Orion is equipped with four 120-volt lithium-ion batteries powered by four solar array wings.
The Crew Survival System suits can keep astronauts alive for up to 144 hours in case the cabin loses pressure or becomes contaminated.
Communications advanced from Apollo’s voice transmissions and basic data over the Deep Space Network to Orion’s voice, video, navigation, and science data.
The Artemis II Orion spacecraft also carried the Orion Optical Communications System, which transmitted 4K video at up to 260 megabits per second using infrared light.
After launch, Orion entered a highly elliptical orbit around Earth that extended to about 46,000 miles above the planet.
The trans-lunar injection (TLI) command sent Integrity on a four-day trip to the moon April 2, the first TLI since Apollo 17.
Orion began close lunar observations April 6 at its nearest point to the moon during its flyby.
The spacecraft descended for landing in the Pacific Ocean using two drogue parachutes, three pilot parachutes, and three main parachutes, although it could land safely with two mains.
After splashdown, five airbags righted Orion.
Artemis III, set for 2027, will test docking operations with commercial lunar landers in low Earth orbit, similar to Apollo 9 in 1969.
Artemis IV, scheduled for 2028, will send Orion and its crew to lunar orbit, where they will dock with a lander sent ahead on an uncrewed mission.
Two astronauts will then enter the lunar lander and descend to the surface, making this the first crewed moon landing since Apollo 17 in 1972.

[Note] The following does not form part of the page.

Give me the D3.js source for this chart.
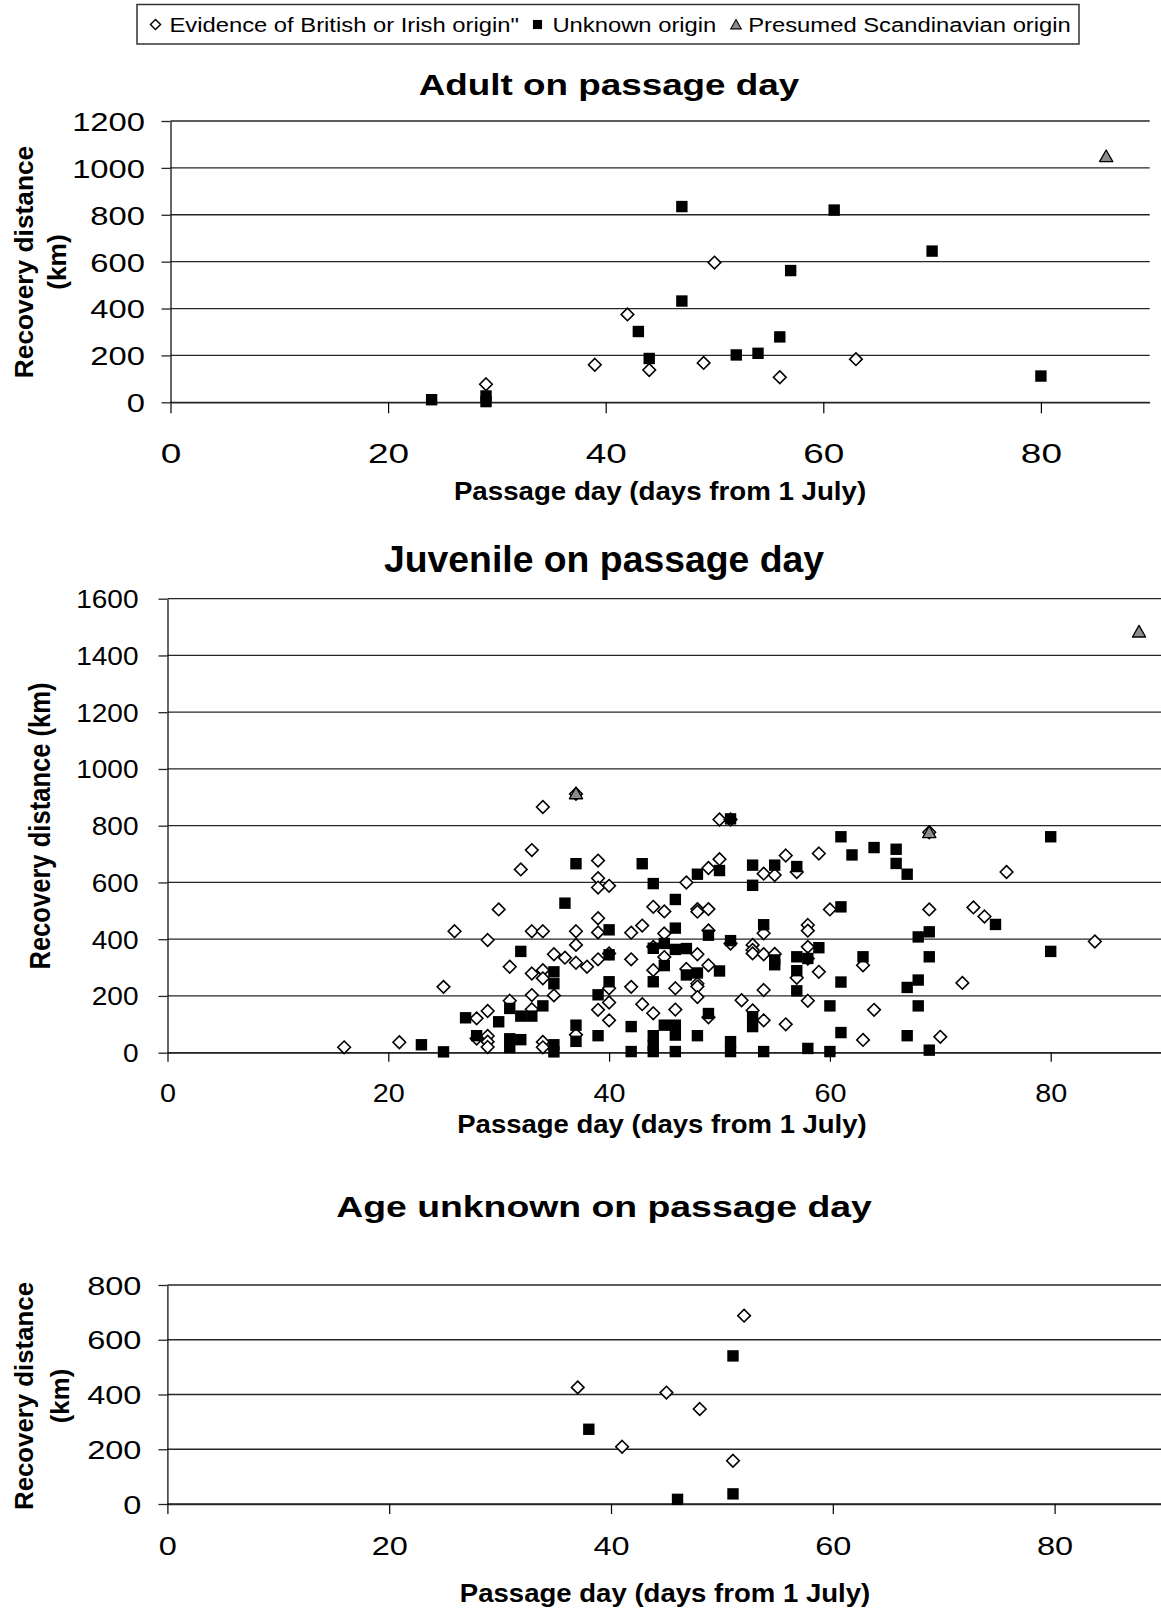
<!DOCTYPE html>
<html><head><meta charset="utf-8">
<script src="https://cdn.jsdelivr.net/npm/d3@7"></script>
<style>
html,body{margin:0;padding:0;background:#fff;}
svg{display:block;}
</style></head><body>
<svg id="c" width="1161" height="1611"></svg>
<script>
// ---------------- DATA ----------------
const legendLabels = ['Evidence of British or Irish origin"', 'Unknown origin', 'Presumed Scandinavian origin'];
const titles = ['Adult on passage day', 'Juvenile on passage day', 'Age unknown on passage day'];
const xTitle = 'Passage day (days from 1 July)';
const yTitle = 'Recovery distance (km)';
const xTicks = [0, 20, 40, 60, 80];
const adultYTicks = [0, 200, 400, 600, 800, 1000, 1200];
const juvYTicks = [0, 200, 400, 600, 800, 1000, 1200, 1400, 1600];
const unkYTicks = [0, 200, 400, 600, 800];

// [passage day, recovery distance km]
const adultBritish = [[29,77],[39,160],[42,375],[44,138],[49,168],[50,596],[56,107],[63,184]];
const adultUnknown = [[24,11],[29,27],[29,3],[43,302],[44,187],[47,835],[47,432],[52,202],[54,209],[56,279],[57,562],[61,820],[70,645],[80,112]];
const adultScand = [[86,1050]];

const juvBritish = [
 [16,19],[21,37],[25,232],[26,428],[28,121],[28,50],
 [29,397],[29,147],[29,59],[29,39],[29,20],
 [30,505],[31,303],[31,183],[32,646],
 [33,714],[33,428],[33,279],[33,203],[33,153],
 [34,866],[34,428],[34,291],[34,262],[34,38],[34,19],
 [35,347],[35,202],[36,335],
 [37,912],[37,428],[37,380],[37,317],[37,63],
 [38,303],
 [39,677],[39,615],[39,582],[39,474],[39,424],[39,329],[39,151],
 [40,588],[40,350],[40,227],[40,177],[40,114],
 [42,423],[42,329],[42,232],
 [43,448],[43,171],
 [44,514],[44,373],[44,291],[44,139],
 [45,498],[45,420],[45,337],
 [46,227],[46,152],
 [47,600],[47,295],
 [48,506],[48,497],[48,347],[48,243],[48,233],[48,196],
 [49,651],[49,506],[49,431],[49,308],[49,125],
 [50,682],[50,822],
 [51,822],[51,385],
 [52,185],
 [53,380],[53,362],[53,350],[53,149],
 [54,631],[54,421],[54,347],[54,221],[54,114],
 [55,626],[55,348],
 [56,695],[56,100],
 [57,637],[57,264],
 [58,450],[58,430],[58,373],[58,332],[58,183],
 [59,702],[59,285],
 [60,505],
 [63,308],[63,45],
 [64,151],
 [69,505],[69,777],
 [70,56],[72,246],[73,512],[74,480],[76,637],[84,392]
];
const juvUnknown = [
 [23,28],[25,3],[27,123],[28,60],[30,109],
 [31,156],[31,49],[31,18],
 [32,357],[32,129],[32,46],
 [33,129],[34,165],
 [35,285],[35,243],[35,28],[35,3],
 [36,527],
 [37,666],[37,97],[37,40],
 [39,204],[39,60],
 [40,433],[40,345],[40,250],
 [42,92],[42,4],
 [43,666],
 [44,596],[44,368],[44,250],[44,60],[44,26],[44,4],
 [45,385],[45,307],[45,97],
 [46,540],[46,439],[46,364],[46,97],[46,62],[46,4],
 [47,367],[47,274],
 [48,629],[48,281],[48,60],
 [49,414],[49,138],
 [50,642],[50,288],
 [51,824],[51,395],[51,39],[51,4],
 [53,661],[53,590],[53,127],[53,92],
 [54,451],[54,4],
 [55,661],[55,327],[55,310],
 [57,656],[57,338],[57,289],[57,218],
 [58,332],[58,15],
 [59,370],
 [60,165],[60,4],
 [61,761],[61,514],[61,249],[61,71],
 [62,697],[63,338],[64,723],
 [66,717],[66,667],
 [67,629],[67,230],[67,60],
 [68,408],[68,256],[68,165],
 [69,426],[69,338],[69,9],
 [75,452],
 [80,761],[80,357]
];
const juvScand = [[37,914],[69,777],[88,1484]];

const unkBritish = [[37,426],[41,209],[45,407],[48,347],[51,158],[52,688]];
const unkUnknown = [[38,273],[46,17],[51,37],[51,541]];
const unkScand = [];

// ---------------- LAYOUT / STYLE ----------------
const FONT = '"Liberation Sans", Arial, Helvetica, sans-serif';
const GRID = '#262626';
const svg = d3.select('#c').attr('font-family', FONT);

const SHAPES = {
  diamond: 'M0,-6.3L6.3,0L0,6.3L-6.3,0Z',
  square: 'M-5.7,-5.7H5.7V5.7H-5.7Z',
  triangle: 'M0,-6.2L6.6,5.4H-6.6Z'
};

function label(g, str, x, y, o) {
  const t = g.append('g')
    .attr('transform', `translate(${x},${y}) scale(${o.sx || 1},1)`)
    .append('text')
    .attr('text-anchor', o.anchor || 'middle')
    .attr('font-size', o.size)
    .attr('font-weight', o.weight || 'normal')
    .attr('fill', '#000')
    .text(str);
  if (o.rotate) t.attr('transform', `rotate(${o.rotate})`);
  return t;
}

function drawMarkers(g, data, shape, x, y) {
  const sel = g.append('g').selectAll('path').data(data).join('path')
    .attr('transform', d => `translate(${x(d[0])},${y(d[1])})`)
    .attr('d', SHAPES[shape]);
  if (shape === 'diamond') sel.attr('fill', '#fff').attr('stroke', '#000').attr('stroke-width', 1.6);
  else if (shape === 'square') sel.attr('fill', '#000');
  else sel.attr('fill', '#8c8c8c').attr('stroke', '#000').attr('stroke-width', 1.3).attr('stroke-linejoin', 'round');
}

// Legend
const lg = svg.append('g');
lg.append('rect').attr('x', 137).attr('y', 4.5).attr('width', 942).attr('height', 39.5)
  .attr('fill', '#fff').attr('stroke', '#333').attr('stroke-width', 1.5);
const legendItems = [
  {shape: 'diamond', mx: 155.5, tx: 169.4},
  {shape: 'square', mx: 537.5, tx: 552.4},
  {shape: 'triangle', mx: 736, tx: 748.2}
];
legendItems.forEach((it, i) => {
  const m = lg.append('path').attr('transform', `translate(${it.mx},24.5) scale(0.8)`).attr('d', SHAPES[it.shape]);
  if (it.shape === 'diamond') m.attr('fill', '#fff').attr('stroke', '#000').attr('stroke-width', 1.8);
  else if (it.shape === 'square') m.attr('fill', '#000');
  else m.attr('fill', '#8c8c8c').attr('stroke', '#000').attr('stroke-width', 1.4);
  label(lg, legendLabels[i], it.tx, 31.5, {size: 20, sx: 1.19, anchor: 'start'});
});

const charts = [
  {title: titles[0], british: adultBritish, unknown: adultUnknown, scand: adultScand, yTicks: adultYTicks, yMax: 1200,
   x0: 170.5, x1: 1149.7, y0: 402.3, y1: 121,
   titleX: 609, titleY: 95, titleSize: 29, titleSx: 1.27,
   yTickSize: 26, yTickSx: 1.26, yGap: 25.5,
   xTickSize: 28, xTickSx: 1.32, xTickBase: 60.7, xTickLen: 11,
   xTitleX: 660, xTitleY: 500, xTitleSize: 26, xTitleSx: 1.065,
   yTitleLines: ['Recovery distance', '(km)'], yTitleXs: [33, 66], yTitleY: 262, yTitleSize: 26.3, yTitleSx: 1},
  {title: titles[1], british: juvBritish, unknown: juvUnknown, scand: juvScand, yTicks: juvYTicks, yMax: 1600,
   x0: 167.5, x1: 1161.1, y0: 1052.7, y1: 598.7,
   titleX: 604, titleY: 572, titleSize: 37, titleSx: 1.01,
   yTickSize: 25, yTickSx: 1.12, yGap: 29,
   xTickSize: 25, xTickSx: 1.15, xTickBase: 49.5, xTickLen: 9,
   xTitleX: 662, xTitleY: 1133, xTitleSize: 25, xTitleSx: 1.1,
   yTitleLines: [yTitle], yTitleXs: [50], yTitleY: 826, yTitleSize: 25.6, yTitleSx: 1.12},
  {title: titles[2], british: unkBritish, unknown: unkUnknown, scand: unkScand, yTicks: unkYTicks, yMax: 800,
   x0: 167.4, x1: 1165.5, y0: 1504, y1: 1285,
   titleX: 604, titleY: 1216.7, titleSize: 30, titleSx: 1.246,
   yTickSize: 25.6, yTickSx: 1.27, yGap: 26,
   xTickSize: 25.6, xTickSx: 1.27, xTickBase: 51, xTickLen: 10,
   xTitleX: 665, xTitleY: 1602, xTitleSize: 26, xTitleSx: 1.06,
   yTitleLines: ['Recovery distance', '(km)'], yTitleXs: [33, 69], yTitleY: 1396, yTitleSize: 25.8, yTitleSx: 1}
];

charts.forEach(c => {
  const g = svg.append('g');
  const x = d3.scaleLinear().domain([0, 90]).range([c.x0, c.x1]);
  const y = d3.scaleLinear().domain([0, c.yMax]).range([c.y0, c.y1]);

  // gridlines
  g.append('g').selectAll('line').data(c.yTicks).join('line')
    .attr('x1', c.x0).attr('x2', c.x1)
    .attr('y1', d => y(d)).attr('y2', d => y(d))
    .attr('stroke', GRID).attr('stroke-width', 1.3);

  // y axis
  const gy = g.append('g').attr('transform', `translate(${c.x0},0)`)
    .call(d3.axisLeft(y).tickValues(c.yTicks).tickSize(9).tickSizeOuter(0).tickFormat(d3.format('d')));
  gy.attr('font-family', FONT);
  gy.select('.domain').attr('stroke', '#000').attr('stroke-width', 1.2);
  gy.selectAll('.tick line').attr('stroke', GRID).attr('stroke-width', 1.3);
  gy.selectAll('.tick text')
    .attr('font-size', c.yTickSize).attr('fill', '#000')
    .attr('x', -c.yGap / c.yTickSx).attr('dy', '0.36em')
    .attr('transform', `scale(${c.yTickSx},1)`);

  // x axis
  const gx = g.append('g').attr('transform', `translate(0,${c.y0})`)
    .call(d3.axisBottom(x).tickValues(xTicks).tickSize(c.xTickLen).tickSizeOuter(0).tickFormat(d3.format('d')));
  gx.attr('font-family', FONT);
  gx.select('.domain').attr('stroke', GRID).attr('stroke-width', 1.3);
  gx.selectAll('.tick line').attr('stroke', '#000').attr('stroke-width', 1.2);
  gx.selectAll('.tick text')
    .attr('font-size', c.xTickSize).attr('fill', '#000')
    .attr('y', c.xTickBase).attr('dy', null)
    .attr('transform', `scale(${c.xTickSx},1)`);

  // titles
  label(g, c.title, c.titleX, c.titleY, {size: c.titleSize, sx: c.titleSx, weight: 'bold'});
  label(g, xTitle, c.xTitleX, c.xTitleY, {size: c.xTitleSize, sx: c.xTitleSx, weight: 'bold'});
  c.yTitleLines.forEach((ln, i) => {
    label(g, ln, c.yTitleXs[i], c.yTitleY, {size: c.yTitleSize, sx: c.yTitleSx, weight: 'bold', rotate: -90});
  });

  // markers: series order British, Unknown, Scandinavian
  drawMarkers(g, c.british, 'diamond', x, y);
  drawMarkers(g, c.unknown, 'square', x, y);
  drawMarkers(g, c.scand, 'triangle', x, y);
});
</script>
</body></html>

Unlike the Apollo moon-landing missions, the Artemis IV crew will travel 240,000 miles to the moon without a backup vehicle.
In a March 9 audit, the NASA Office of Inspector General warned that NASA lacks the means to rescue stranded astronauts in space or on the lunar surface.
NASA previously developed backup rescue plans for Skylab and the Space Shuttle, including a modified Apollo ready to save a stranded Skylab crew in 1973.
Following the Columbia disaster Feb. 1, 2003, the Columbia Accident Investigation Board concluded Shuttle Atlantis could have been launched on an emergency mission if the tile damage had been identified in time.
Since retiring the shuttle in 2011, NASA has not maintained a dedicated rapid in-space rescue capability for disabled crewed spacecraft, relying instead on each vehicle’s ability to return to Earth safely, including Orion.
Minnesota companies supply important technology for Artemis II.
Stratasys in Eden Prairie made more than 100 3D-printed parts for the Orion spacecraft using specialized thermoplastic.
Honeywell Aerospace Technologies in Plymouth supplied guidance and navigation systems, command-and-data-handling hardware, display and control units, and core flight software.
PaR Systems (Precision Automated Robotics) in Shoreview supplied friction-stir welding technology used to manufacture major Space Launch System and Orion structures for Artemis II.
The Apollo 8 command module is displayed at the Museum of Science and Industry in Chicago.